# Good day at Wild Branch, i mean West Branch.



## morrison.inc (Jun 8, 2010)

9/14/11- Well i had originally planned a mosquito trip, but my fishing buddy had gotten called into work. So i decided to make a run by myself up to WB for some muskies. I tied on an off brand, 2 dollar, 6inch jerkbait that i had randomly picked up out of a sale bin at the bait shop, it was firetiger pattern. Now, I usually spend the money for quality baits, but for some reason the unique design and pattern, and price told me to get it. So now im on the lake about to make my first cast with it. I start working it around and it looks to be working ok, but not pro. I didnt feel like cutting it off my braid and retying another lure so i kept it on. I fished for about 2 hours with only a few 2-3 pound largemouth, enough to tell me it was working, then i had to stop jerking the bait because my wrist was getting sore, so i just started reeling it in every cast. I instantly notice that its running on its side, coming up to the top, tracking to the left, and doing all kinds of crazy moves.
Within a half hour of just reeling, i caught a nice looking musky or maybe pike, im no expert!! I didnt measure it because i wanted to get it back in the water as soon as possible, CPR kind of deal. I took a pic and got her in the water, and swam away just fine, no damage done. So im all excited at that point for catching such a nice fish on such a "poorly engineered" bait or so i thought. 
So i keep fishing for about another hour and then i see this HUUUUUGE musky, (had to be 45 inches EASILY) come up from the depths, short struck the lure, kind of hooked himself without piercing skin, turned slightly on his side as i applied pressure on the rod while setting the hook and he was gone just as fast as he had come! I was deep in a back bay and was swearing at the top my lungs echoing through the lake, which was immediately followed by me praising at the top of my lungs echoing through the lake! You see, immediately after that hog musky hit, a hog 27" Walleye came up and hit it as i was reeling back in!! When it was coming to the boat, at first glance in the water i had thought it may be one of the elusive stripers people talk about living in WB, but was even more exited to discover it was a walleye!
It was a great day, and cant wait to get back out there! Ill get pics up soon if i can figure out how to use this outdoor hub mobile app.


----------



## morrison.inc (Jun 8, 2010)

Hope this works...

Outdoor Hub mobile, the outdoor information engine


----------



## I_Shock_Em (Jul 20, 2008)

That would be a pike.....nice fish


----------



## bdawg (Apr 14, 2009)

Nice fish! You've convinced me to try it out there again this weekend! I haven't been there since late june when I hooked into a few small bass, a 16.5" walleye, some small crappie, and a small pike. Also had something BIG hit a swim bait in the same spot on 3 different casts! Never was able to hook it. It was back at the end of a bay too! 

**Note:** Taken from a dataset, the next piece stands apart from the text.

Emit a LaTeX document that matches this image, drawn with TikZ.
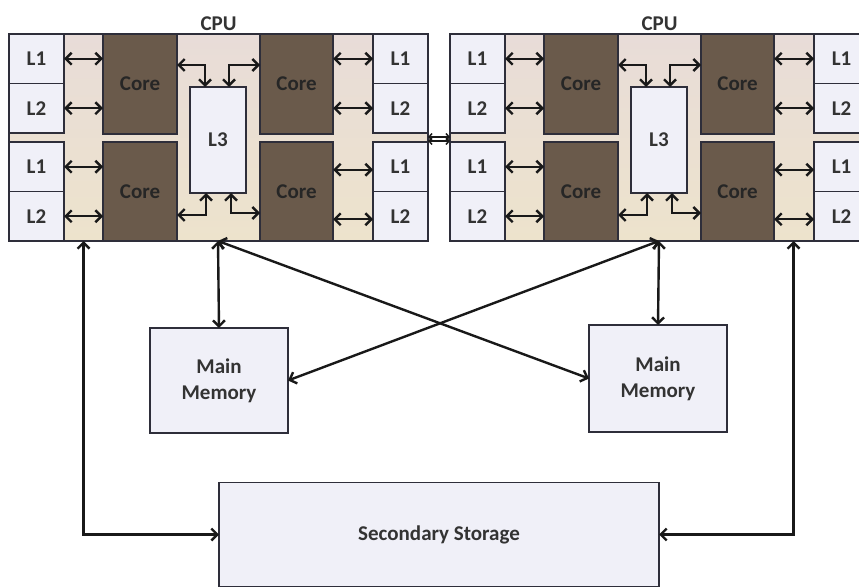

That's definitely a pike you got there. Nice one too!


----------



## Snakecharmer (Apr 9, 2008)

The hell with the fish pics....Lets see that lure!

And that is a pike.


----------



## c. j. stone (Sep 24, 2006)

Bet the fb is hating his job abt now!! Real nice 'eye!


----------



## keepinitreel (Apr 11, 2004)

That's a nice eye. Good to see they are still lurking around. If you were in the Jay Lake region, I can understand your success.


----------



## morrison.inc (Jun 8, 2010)

I launched from the park/campground. Whats Jay lake..?


----------



## Rod Hawg (Jan 13, 2011)

Thats where we launch out of. The Campground. I think and don't take my word on it. That Jay Lake is the bay off of the campground launch. I could be wrong so don't take my word on it. Just a guess


----------



## morrison.inc (Jun 8, 2010)

I got the pike in the last little bay on the left if you are heading toward the main lake when coming from the campground. Its to the left of the tiny sand island with marker buoys around it. The eye came off the dam wall.


----------



## westbranchbob (Jan 1, 2011)

ya if you launched off the campground ramp you slid your boat right into Jay lake.Well at least it used to be Jay lake before the resevoir was flodded and merged with the lake.Pretty good area back there,gonna try and hit it a little harder this ice season.Congrats on the fish,one of the best looking eye's I've seen in a while from there.


----------



## heidlers (May 24, 2010)

Nice fish Morrison. We fish J Lake a lot, typically finding action way back in each of the fingers. That said, my son and I hit it last night on what was otherwise a perfect evening. Fished it 4:30 to 8pm. Hit several of my favorite little bays, specifically tossing a myriad of topwater hoping to get a little musky action. Threw Ribbitz paddle frogs, Bronze Eye frogs, buzz baits, a Luhr Jensen Wood Chop'r, a 6" Spook and a jitterbug. Had one short strike all night. Disaapointing... Been a tough year for me...Had on GREAT day out at Milton in June and ever since, I can't seem to find my mojo??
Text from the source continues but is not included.